なお、Pixel 3ユーザーは、Pixel 3で撮影したオリジナル解像度の写真とビデオを、容量の制限なく「Google Photos」で管理できる。

AIが名刺情報分析、Gmail文章自動作成

他のAI機能としては、URLやQRコード、名刺などにGoogleレンズでカメラを向けるだけで、写っている対象をGoogleが分析し、Webページのアクセスや新しいコンタクトの作成といった作業を自動化できる。また、メール作成時に文章の一部を入力すると、その後に続く文章を自動作成・提案するGmailのスマートコンポーズ (Smart Compose)をモバイルで利用できるほか、会話に応じてGIFやステッカーを提案するGboardが組み込まれている (どちらも英語のみの機能)。

  • Googleレンズでプロダクト検索

    Googleレンズを使って、気になったグッズにカメラを向けてプロダクト検索

米国において英語のみの提供になるが、不審と思われる電話がかかってきた際に「Screen call」をタップすると、スクリーニングサービスであるというメッセージが返される。相手の反応をすぐにトランスクリプトで確認でき、重要な電話なら通話に切り替え、迷惑電話ならスパムとしてブロックすることが可能。

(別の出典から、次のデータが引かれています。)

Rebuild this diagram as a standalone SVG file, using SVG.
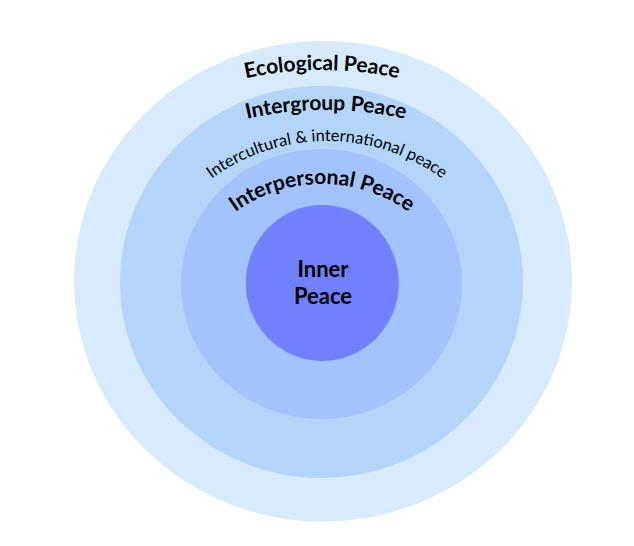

今年春に行われたGoogle I/O 2018でGoogleアシスタントがユーザーに代わって、レストランなどに電話をかけて予約を取る「Duplex」テクノロジが話題になったが、ニューヨークやサンフランシスコなど米国の一部の都市でDuplexによる予約などのロールアウトを年内に開始する。

Pixel 3のスペック

本体サイズは、5.5インチのPixel 3が145.6×68.2×7.9ミリで148グラム、6.3インチのPixel 3 XLが158.0×76.7×7.9ミリで184グラム。バッテリーはPixel 3が2915 mAh、Pixel 3 XLが3430 mAh。本体を握って操作する「Active Edge」をサポート、簡単にGoogleアシスタントを呼び出せる。また、Titan Mというセキュリティチップを搭載、ハードウェアベースのソリューションでOSやデータの安全を守る。共通の主なスペックは以下の通り。

  • OS: Android 9 Pie
  • ディスプレイ: フレキシブルOLED
  • プロセッサ: Qualcomm Snapdragon 845
  • RAM: 4GB LPDDR4X
  • ストレージ: 64GB/ 128GB
  • ワイヤレス: Wi-Fi (802.11 a/b/g/n/ac)、Bluetooth 5.0+LE、NFC/ Felica
  • その他: ステレオ スピーカー、マイク×3、USB Type-C (3.1 Gen 1)ポート、シングルナノSIM
  • カラー: クリアリーホワイト、ジャストブラック、ノットピンク

クイックスイッチアダプター、USB-Cケーブルのほか、Pixel 2シリーズでは省かれた「Pixel USB-C イヤフォン」が付属する。

  • 本体カラーは3色

    左からノットピンク、クリアリーホワイト、ジャストブラック

ワイヤレス充電にも対応

Qi ワイヤレス充電に対応し、Googleは「Pixel Stand」というワイヤレス充電スタンドも発表した。スタンドに立てた状態で、Googleアシスタントに話しかけて予定や天気を聞いたり、音楽の再生を頼むなど、ディスプレイ付きのスマートアシスタントデバイスのように使用できる。